Intestacy is the situation where a person has died without leaving a valid will. Such a person has “died intestate”.

By contrast, if a person has left a valid will, they are said to have died “testate”. In this case, he or she is a “testator”.

The laws of intestacy

The laws of intestacy are a set of rules which state:

  1. Who shall be responsible for the probate process (the personal representatives); and
  2. Who shall receive the estate (the beneficiaries).

See our guides “Intestacy: who are the personal representatives?” and “Intestacy: who are the beneficiaries?”.

The probate process

The basic order of the probate process is the same regardless of whether someone has died testate or intestate.

However, there are some important differences between dying testate or intestate, as follows.

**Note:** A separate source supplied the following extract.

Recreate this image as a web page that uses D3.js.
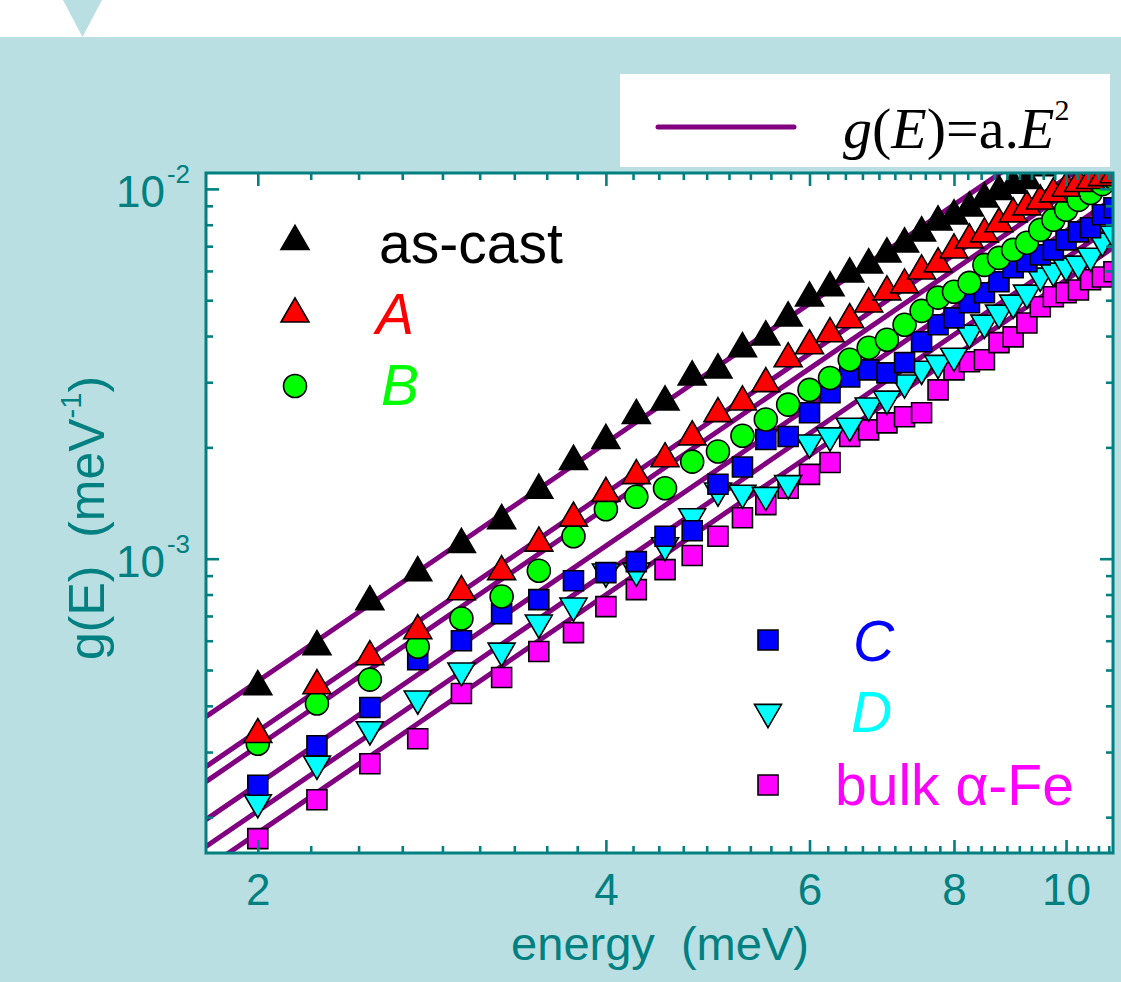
<!DOCTYPE html>
<html>
<head>
<meta charset="utf-8">
<script src="https://cdn.jsdelivr.net/npm/d3@7/dist/d3.min.js"></script>
<style>
  body { margin: 0; background: #fff; }
</style>
</head>
<body>
<svg id="chart" width="1121" height="982"></svg>
<script>
// energies (meV)
var energy = [2, 2.25, 2.5, 2.75, 3, 3.25, 3.5, 3.75, 4, 4.25, 4.5, 4.75, 5, 5.25, 5.5, 5.75, 6,
    6.25, 6.5, 6.75, 7, 7.25, 7.5, 7.75, 8, 8.25, 8.5, 8.75, 9, 9.25, 9.5, 9.75, 10, 10.25, 10.5, 10.75, 11];

// g(E), in units of 1e-3 meV^-1 (points above 1.1e-2 fall outside the frame)
var asCast = [0.462, 0.593, 0.784, 0.940, 1.12, 1.30, 1.57, 1.88, 2.14, 2.50, 2.72, 3.18, 3.32, 3.79, 4.08, 4.59, 5.20,
    5.54, 6.04, 6.39, 6.84, 7.28, 7.80, 8.35, 8.67, 9.11, 9.63, 10.1, 10.5, 10.8, 11.7, 12.4, 13.1, 13.8, 14.5, 15.2, 15.9];
var sampleA = [0.343, 0.465, 0.557, 0.655, 0.835, 0.946, 1.13, 1.32, 1.54, 1.72, 1.91, 2.19, 2.53, 2.72, 3.05, 3.56, 3.86,
    4.16, 4.54, 5.01, 5.40, 5.64, 6.15, 6.43, 7.01, 7.46, 7.75, 8.25, 8.78, 9.17, 9.51, 9.94, 10.3, 10.6, 10.8, 11.0, 11.2];
var sampleB = [0.316, 0.406, 0.471, 0.578, 0.689, 0.790, 0.928, 1.15, 1.36, 1.47, 1.55, 1.83, 1.95, 2.15, 2.38, 2.61, 2.86,
    3.08, 3.45, 3.72, 3.91, 4.29, 4.68, 5.08, 5.27, 5.57, 6.23, 6.51, 6.84, 7.15, 7.75, 8.25, 8.78, 9.34, 9.75, 10.3, 10.7];
var sampleC = [0.244, 0.312, 0.396, 0.533, 0.600, 0.710, 0.775, 0.872, 0.917, 0.982, 1.15, 1.19, 1.59, 1.77, 2.10, 2.14, 2.48,
    2.81, 3.10, 3.24, 3.18, 3.39, 3.86, 4.29, 4.48, 4.92, 5.24, 5.61, 6.12, 6.35, 6.63, 6.84, 7.28, 7.65, 7.85, 8.51, 8.89];
var sampleD = [0.214, 0.272, 0.337, 0.408, 0.486, 0.550, 0.655, 0.728, 0.900, 0.905, 1.06, 1.27, 1.49, 1.47, 1.45, 1.56, 2.01,
    2.10, 2.23, 2.53, 2.64, 2.92, 3.18, 3.30, 3.45, 3.98, 4.24, 4.51, 4.80, 5.11, 5.68, 5.86, 6.04, 6.12, 6.43, 7.06, 7.37];
var bulkFe = [0.175, 0.223, 0.279, 0.326, 0.432, 0.477, 0.561, 0.631, 0.742, 0.825, 0.934, 1.02, 1.15, 1.29, 1.40, 1.55, 1.69,
    1.82, 2.14, 2.23, 2.33, 2.42, 2.48, 2.86, 3.24, 3.41, 3.45, 3.84, 3.98, 4.34, 4.80, 5.11, 5.24, 5.33, 5.68, 5.78, 5.97];

// fitted g(E)=a.E^2 lines, value at the left and right end of the energy axis
var fitLeft = [0.374, 0.274, 0.2496, 0.197, 0.1666, 0.1453];
var fitRight = [17.84, 13.07, 11.90, 9.40, 7.94, 6.93];

var seriesNames = ['as-cast', 'A', 'B', 'C', 'D', 'bulk \u03b1-Fe'];
var seriesColors = ['#000000', '#ff0000', '#00ff00', '#0000ff', '#00ffff', '#ff00ff'];

var xTicks = [2, 4, 6, 8, 10];
var yTicks = [1, 10];
var yTickPowers = ['-3', '-2'];

var svg = d3.select('#chart');
var svgWidth = +svg.attr('width');
var svgHeight = +svg.attr('height');

var plot = {l: 206, r: 1113, t: 173, b: 853};
var teal = '#008080';
var bg = '#badfe2';
var sans = '"Liberation Sans", Arial, sans-serif';
var serif = '"Liberation Serif", "Times New Roman", serif';
var xDomain = [1.804, 10.98];

var x = d3.scaleLog().domain(xDomain).range([plot.l, plot.r]);
var y = d3.scaleLog().domain([0.160, 11.04]).range([plot.b, plot.t]);

// marker shapes, centred on their bounding box like Origin does
var triUp = {draw: function(ctx, s) { ctx.moveTo(0, -s * 0.43); ctx.lineTo(s / 2, s * 0.43); ctx.lineTo(-s / 2, s * 0.43); ctx.closePath(); }};
var triDown = {draw: function(ctx, s) { ctx.moveTo(0, s * 0.43); ctx.lineTo(s / 2, -s * 0.43); ctx.lineTo(-s / 2, -s * 0.43); ctx.closePath(); }};
var square = {draw: function(ctx, s) { ctx.rect(-s / 2, -s / 2, s, s); }};
var circle = {draw: function(ctx, s) { ctx.arc(0, 0, s / 2, 0, 2 * Math.PI); }};
var shapes = [triUp, triUp, circle, square, triDown, square];
var shapeSizes = [28, 28, 23, 20, 27, 20];

// background
svg.append('rect').attr('width', svgWidth).attr('height', svgHeight).attr('fill', bg);
svg.append('rect').attr('width', svgWidth).attr('height', 37).attr('fill', '#fff');
svg.append('path').attr('d', 'M63,0L102,0L82.5,37Z').attr('fill', bg);

svg.append('rect')
    .attr('x', plot.l).attr('y', plot.t)
    .attr('width', plot.r - plot.l).attr('height', plot.b - plot.t)
    .attr('fill', '#fff');

svg.append('clipPath').attr('id', 'clip')
    .append('rect')
    .attr('x', plot.l).attr('y', plot.t)
    .attr('width', plot.r - plot.l).attr('height', plot.b - plot.t);

var dataG = svg.append('g').attr('clip-path', 'url(#clip)');

// fit lines
var fitLine = d3.line().x(function(d) { return x(d[0]); }).y(function(d) { return y(d[1]); });
dataG.selectAll('path.fit')
    .data(fitLeft)
    .enter()
    .append('path')
    .attr('class', 'fit')
    .attr('d', function(d, i) { return fitLine([[xDomain[0], d], [xDomain[1], fitRight[i]]]); })
    .attr('stroke', '#800080')
    .attr('stroke-width', 5)
    .attr('fill', 'none');

// data markers, last series first so that the upper ones sit on top
var allSeries = [asCast, sampleA, sampleB, sampleC, sampleD, bulkFe];
d3.range(allSeries.length - 1, -1, -1).forEach(function(si) {
    dataG.append('g')
        .selectAll('path')
        .data(allSeries[si])
        .enter()
        .append('path')
        .attr('transform', function(d, i) { return 'translate(' + x(energy[i]) + ',' + y(d) + ')'; })
        .attr('d', d3.symbol().type(shapes[si]).size(shapeSizes[si]))
        .attr('fill', seriesColors[si])
        .attr('stroke', '#000')
        .attr('stroke-width', 1.6);
});

// axes
function styleAxis(g) {
    g.select('.domain').remove();
    g.selectAll('line').attr('stroke', teal).attr('stroke-width', 2.6);
    g.selectAll('text').attr('fill', teal);
    g.attr('font-size', 44).attr('font-family', sans);
}

var xMinor = [];
xTicks.forEach(function(t) {
    d3.range(1, 9).forEach(function(j) { xMinor.push(t + j * 2 / 9); });
});
xMinor = xMinor.filter(function(v) { return v < xDomain[1]; });
var yMinor = [];
[0.1, 1].forEach(function(base) { d3.range(2, 10).forEach(function(j) { yMinor.push(base * j); }); });

var bottomG = svg.append('g').attr('transform', 'translate(0,' + plot.b + ')')
    .call(d3.axisBottom(x).tickValues(xTicks).tickSize(-13).tickPadding(21).tickFormat(d3.format('d')));
styleAxis(bottomG);
svg.append('g').attr('transform', 'translate(0,' + plot.b + ')')
    .call(d3.axisBottom(x).tickValues(xMinor).tickSize(-7).tickFormat(''))
    .call(styleAxis);

svg.append('g').attr('transform', 'translate(0,' + plot.t + ')')
    .call(d3.axisTop(x).tickValues(xTicks).tickSize(-13).tickFormat(''))
    .call(styleAxis);
svg.append('g').attr('transform', 'translate(0,' + plot.t + ')')
    .call(d3.axisTop(x).tickValues(xMinor).tickSize(-7).tickFormat(''))
    .call(styleAxis);

var leftG = svg.append('g').attr('transform', 'translate(' + plot.l + ',0)')
    .call(d3.axisLeft(y).tickValues(yTicks).tickSize(-13).tickPadding(16));
styleAxis(leftG);
leftG.selectAll('.tick text').each(function(d, i) {
    var t = d3.select(this);
    t.text(null).attr('dy', '0.41em');
    t.append('tspan').text('10');
    t.append('tspan').attr('font-size', 26).attr('dy', -24).attr('dx', 2).text(yTickPowers[i]);
});
svg.append('g').attr('transform', 'translate(' + plot.l + ',0)')
    .call(d3.axisLeft(y).tickValues(yMinor).tickSize(-7).tickFormat(''))
    .call(styleAxis);

svg.append('g').attr('transform', 'translate(' + plot.r + ',0)')
    .call(d3.axisRight(y).tickValues(yTicks).tickSize(-13).tickFormat(''))
    .call(styleAxis);
svg.append('g').attr('transform', 'translate(' + plot.r + ',0)')
    .call(d3.axisRight(y).tickValues(yMinor).tickSize(-7).tickFormat(''))
    .call(styleAxis);

// frame
svg.append('rect')
    .attr('x', plot.l).attr('y', plot.t)
    .attr('width', plot.r - plot.l).attr('height', plot.b - plot.t)
    .attr('fill', 'none')
    .attr('stroke', teal)
    .attr('stroke-width', 3);

// axis titles
svg.append('text')
    .attr('x', 660).attr('y', 960)
    .attr('text-anchor', 'middle')
    .attr('font-size', 47)
    .attr('font-family', sans)
    .attr('fill', teal)
    .style('white-space', 'pre')
    .text('energy  (meV)');

var yTitle = svg.append('text')
    .attr('transform', 'translate(104,518) rotate(-90)')
    .attr('text-anchor', 'middle')
    .attr('font-size', 50)
    .attr('font-family', sans)
    .attr('fill', teal)
    .style('white-space', 'pre');
yTitle.append('tspan').text('g(E)  (meV');
yTitle.append('tspan').attr('font-size', 29).attr('dy', -23).text('-1');
yTitle.append('tspan').attr('dy', 23).text(')');

// legend of the samples
var legendItems = [
    {mx: 295, my: 237.5, tx: 379, ty: 263, italic: false},
    {mx: 295, my: 310, tx: 376, ty: 334, italic: true},
    {mx: 295, my: 386, tx: 381, ty: 405, italic: true},
    {mx: 768, my: 640, tx: 853, ty: 661, italic: true},
    {mx: 768, my: 716, tx: 851, ty: 732, italic: true},
    {mx: 768, my: 785, tx: 835, ty: 805, italic: false}
];
var legendG = svg.append('g');
legendItems.forEach(function(item, i) {
    legendG.append('path')
        .attr('transform', 'translate(' + item.mx + ',' + item.my + ')')
        .attr('d', d3.symbol().type(shapes[i]).size(shapeSizes[i]))
        .attr('fill', seriesColors[i])
        .attr('stroke', '#000')
        .attr('stroke-width', 1.6);
    legendG.append('text')
        .attr('x', item.tx).attr('y', item.ty)
        .attr('font-size', 57)
        .attr('font-family', sans)
        .attr('font-style', item.italic ? 'italic' : 'normal')
        .attr('fill', seriesColors[i])
        .text(seriesNames[i]);
});

// legend of the fit
svg.append('rect')
    .attr('x', 620).attr('y', 74)
    .attr('width', 490).attr('height', 93)
    .attr('fill', '#fff');
svg.append('line')
    .attr('x1', 658).attr('x2', 794)
    .attr('y1', 127).attr('y2', 127)
    .attr('stroke', '#800080')
    .attr('stroke-width', 5)
    .attr('stroke-linecap', 'round');
var fitText = svg.append('text')
    .attr('x', 843).attr('y', 148)
    .attr('font-size', 58)
    .attr('font-family', serif)
    .attr('fill', '#000');
fitText.append('tspan').attr('font-style', 'italic').text('g');
fitText.append('tspan').text('(');
fitText.append('tspan').attr('font-style', 'italic').text('E');
fitText.append('tspan').text(')=a.');
fitText.append('tspan').attr('font-style', 'italic').text('E');
fitText.append('tspan').attr('font-size', 30).attr('dy', -28).text('2');
</script>
</body>
</html>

Testate (will) Intestate (no will)
The personal representatives are usually appointed by the will The personal representatives are determined by the laws of intestacy
The personal representatives are called executors (unless no executors are appointed by the will) The personal representatives are called administrators
The grant of representation required is a grant of probate (unless no executors are appointed by the will) The grant of representation required is a grant of letters of administration
The executors can deal with some assets and money before the grant Legally, the administrators can do very little until the grant has been received
The estate will be distributed in accordance with the will The estate will be distributed in accordance with the laws of intestacy

 

The words intestacy, testator and testate all come from the latin word for witness. The signing of a will must be witnessed by at least two people.